Output every line of the material exactly, omitting images.

+++

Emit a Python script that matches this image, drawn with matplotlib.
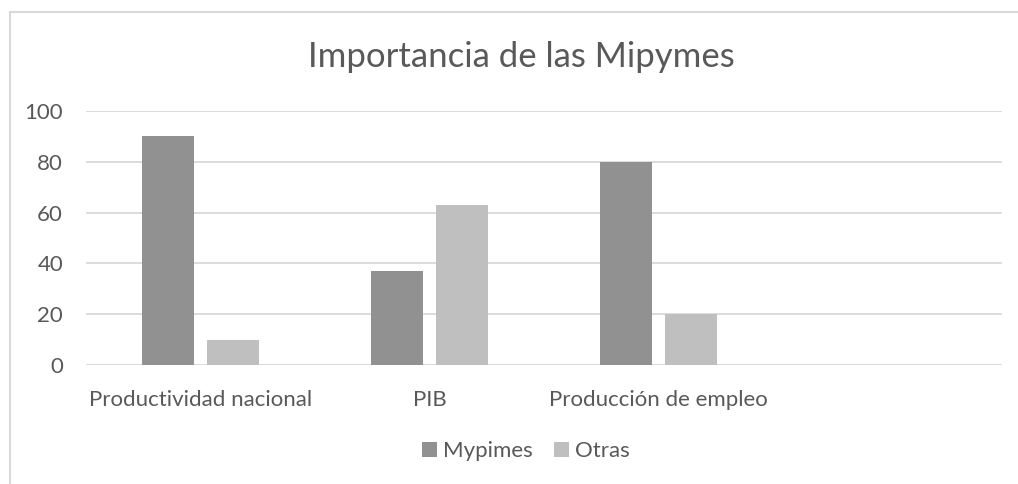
import numpy as np
import matplotlib
matplotlib.use("Agg")
import matplotlib.pyplot as plt
from matplotlib.patches import Patch, Rectangle

categorias = ["Productividad nacional", "PIB", "Producción de empleo", ""]
mypimes = [90, 37, 80, 0]
otras = [10, 63, 20, 0]
series = ["Mypimes", "Otras"]
yticks = [0, 20, 40, 60, 80, 100]

c_text = "#595959"
c_grid = "#d9d9d9"
c_my = "#919191"
c_ot = "#bfbfbf"

plt.rcParams["font.family"] = ["Lato", "DejaVu Sans"]

fig = plt.figure(figsize=(10.18, 4.84), dpi=100)
ax = fig.add_axes([86/1018, 1-365/484, 916/1018, 254/484])

x = np.arange(len(categorias))
w = 0.227
off = 0.142
# la 4a categoria esta vacia, no se dibuja
n = 3
ax.bar(x[:n]-off, mypimes[:n], w, color=c_my, zorder=3)
ax.bar(x[:n]+off, otras[:n], w, color=c_ot, zorder=3)

ax.set_xlim(-0.5, 3.5)
ax.set_ylim(0, 100)
ax.set_yticks(yticks)
ax.set_xticks(x)
ax.set_xticklabels(categorias)
for v in yticks:
    ax.axhline(v, color=c_grid, lw=1.3, zorder=1)
for s in ax.spines.values():
    s.set_visible(False)
ax.tick_params(axis="both", length=0, colors=c_text, labelsize=16)
ax.tick_params(axis="y", pad=16.5)
ax.tick_params(axis="x", pad=18)

fig.text(521/1018, 1-57/484, "Importancia de las Mipymes", ha="center", va="center",
         fontsize=25, color=c_text)

handles = [Patch(facecolor=c_my, edgecolor="none"), Patch(facecolor=c_ot, edgecolor="none")]
leg = fig.legend(handles, series, loc="center", bbox_to_anchor=(526/1018, 1-451/484),
                 ncol=2, frameon=False, fontsize=16, handlelength=0.65, handleheight=0.65,
                 handletextpad=0.3, columnspacing=0.95, labelcolor=c_text)

# borde del area del grafico (recortado a la derecha y abajo)
fig.add_artist(Rectangle((10/1018, -0.1), 1.1, 1.1-12/484, transform=fig.transFigure,
                         fill=False, edgecolor=c_grid, lw=1.5))

fig.savefig("out.png", dpi=100)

+++

▶ _TASK SOLUTION_
Emit a Python script that matches this image, drawn with matplotlib.
import numpy as np
import matplotlib
matplotlib.use("Agg")
import matplotlib.pyplot as plt
from matplotlib.patches import Patch, Rectangle

categorias = ["Productividad nacional", "PIB", "Producción de empleo", ""]
mypimes = [90, 37, 80, 0]
otras = [10, 63, 20, 0]
series = ["Mypimes", "Otras"]
yticks = [0, 20, 40, 60, 80, 100]

c_text = "#595959"
c_grid = "#d9d9d9"
c_my = "#919191"
c_ot = "#bfbfbf"

plt.rcParams["font.family"] = ["Lato", "DejaVu Sans"]

fig = plt.figure(figsize=(10.18, 4.84), dpi=100)
ax = fig.add_axes([86/1018, 1-365/484, 916/1018, 254/484])

x = np.arange(len(categorias))
w = 0.227
off = 0.142
# la 4a categoria esta vacia, no se dibuja
n = 3
ax.bar(x[:n]-off, mypimes[:n], w, color=c_my, zorder=3)
ax.bar(x[:n]+off, otras[:n], w, color=c_ot, zorder=3)

ax.set_xlim(-0.5, 3.5)
ax.set_ylim(0, 100)
ax.set_yticks(yticks)
ax.set_xticks(x)
ax.set_xticklabels(categorias)
for v in yticks:
    ax.axhline(v, color=c_grid, lw=1.3, zorder=1)
for s in ax.spines.values():
    s.set_visible(False)
ax.tick_params(axis="both", length=0, colors=c_text, labelsize=16)
ax.tick_params(axis="y", pad=16.5)
ax.tick_params(axis="x", pad=18)

fig.text(521/1018, 1-57/484, "Importancia de las Mipymes", ha="center", va="center",
         fontsize=25, color=c_text)

handles = [Patch(facecolor=c_my, edgecolor="none"), Patch(facecolor=c_ot, edgecolor="none")]
leg = fig.legend(handles, series, loc="center", bbox_to_anchor=(526/1018, 1-451/484),
                 ncol=2, frameon=False, fontsize=16, handlelength=0.65, handleheight=0.65,
                 handletextpad=0.3, columnspacing=0.95, labelcolor=c_text)

# borde del area del grafico (recortado a la derecha y abajo)
fig.add_artist(Rectangle((10/1018, -0.1), 1.1, 1.1-12/484, transform=fig.transFigure,
                         fill=False, edgecolor=c_grid, lw=1.5))

fig.savefig("out.png", dpi=100)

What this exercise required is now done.